Bette Davis & Sibling Bonds: The Sisters (1938)
April 10th is National Siblings Day. If the holiday makes you cranky about being an only child, watch Whatever Happened to Baby Jane? That should cure you of longing for a sister.
Or spend some time with the creepy antihero of Scarface (1932). You’ll never want a brother again.
But if you insist on the delight of being a sibling, there’s always the classic sisterly bonding tale, Little Women. The March sisters will satisfy all your sentimental cravings.
And if you want a more adult version of sisterly unity, check out The Sisters, a period drama set in 1904 in Silver Bow, Montana. Grace, Helen, and Louise Elliott all marry and experience varying degrees of unhappiness as a result. But the bond between them holds firm even when sorrow, tragedy, and distance separate them.
The story begins at a ball celebrating Teddy Roosevelt’s inauguration, where the three girls are in high demand.
Helen (Anita Louise) is the loveliest, Grace (Jane Bryan) the steadiest, and Louise (Bette Davis) the most confident. Louise is on the verge of engagement to a banker’s son, Tom (Dick Foran), until she encounters Frank (Errol Flynn), a flashy visiting newspaper reporter.
He has few prospects, and her parents don’t like him. He talks too much about freedom and drinking. But she’s in love, so she elopes with him to San Francisco. Her sisters, who seem to have a sixth sense about one another’s movements, anticipate her actions, and say goodbye before she can sneak away.
While Louise is busy grasping at contentment in San Francisco with her increasingly worthless husband, Grace marries Louise’s ex, Tom, and has a son. Meanwhile, Helen cozies up to her long-time admirer, Sam (Alan Hale), who is twice her age but can give her a life of glamour away from Silver Bow. At first, only Louise’s life is turning sour, with her mother adding the word “poor” to her name whenever she says it. Frank, a heavy drinker, avoids home and complains about his lack of freedom and talent, which makes him a general joy to be around. Finally, Louise gets a job so that they can pay the bills, giving him yet another reason to feel sorry for himself. Just before the famous 1906 earthquake, he flirts with the idea of leaving her.
Helen, predictably, is faithless to her husband, whose health proves precarious. And when Grace discovers her husband isn’t as loyal as she thought, her sisters rush home to help her, scaring a group of philandering husbands into aiding their cause: outcasting the woman who seduced him.

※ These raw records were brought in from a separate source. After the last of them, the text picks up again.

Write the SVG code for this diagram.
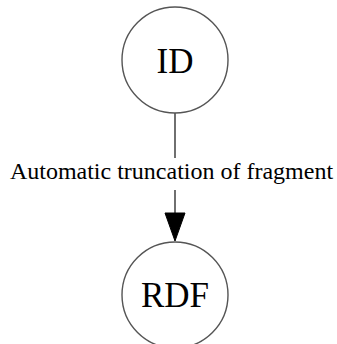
<svg xmlns="http://www.w3.org/2000/svg" width="337" height="344" viewBox="0 0 337 344">
<style>
.node circle{fill:#fff;stroke:#555;stroke-width:1.4}
.node text{font-family:"Liberation Serif",serif;font-size:35px;fill:#000;text-anchor:middle}
.edge line{stroke:#333;stroke-width:1.4}
.edge polygon{fill:#000;stroke:#000}
.lbl{font-family:"Liberation Serif",serif;font-size:24px;fill:#000;text-anchor:middle}
</style>
<rect width="337" height="344" fill="#fff"/>
<g id="connectors" class="edge">
<line x1="175" y1="113" x2="175" y2="158"/>
<line x1="175" y1="190" x2="175" y2="214"/>
<polygon points="165,213 185,213 175,241"/>
<text class="lbl" x="171.5" y="179">Automatic truncation of fragment</text>
</g>
<g id="node-ID" class="node">
<circle cx="175" cy="60" r="53"/>
<text x="175" y="73">ID</text>
</g>
<g id="node-RDF" class="node">
<circle cx="175" cy="295" r="53"/>
<text x="175" y="307">RDF</text>
</g>
</svg>
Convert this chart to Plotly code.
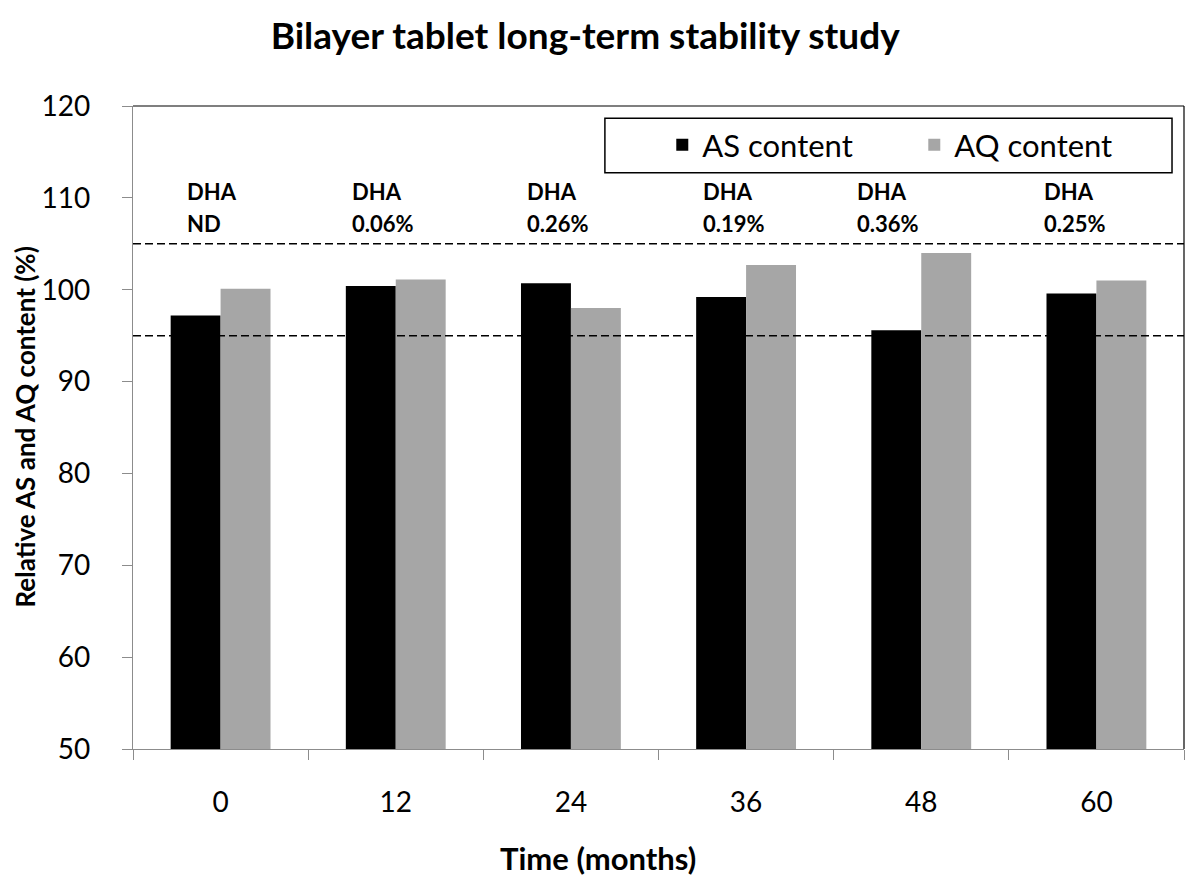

I won’t reveal what happens to each of their marriages, or the ending that promises happiness the audience has no reason to trust. I will say the movie is engrossing throughout, with comic relief from their parents (character actors Henry Travers and Beulah Bondi), convincing chemistry between Flynn and Davis, and lovely dresses by Orry George Kelly.
But what most intrigued me about the film occurred in the final minutes. Grace and Helen both sense that Louise is in need during the final inaugural ball of the film (this time for Taft), and each leaves her man to seek her. Together, the three sisters hold one another in a final, empowering image, their expressions declaring that whatever others will do—or won’t—these three will fiercely protect one another. And that is an image that will be on my mind on National Siblings Day.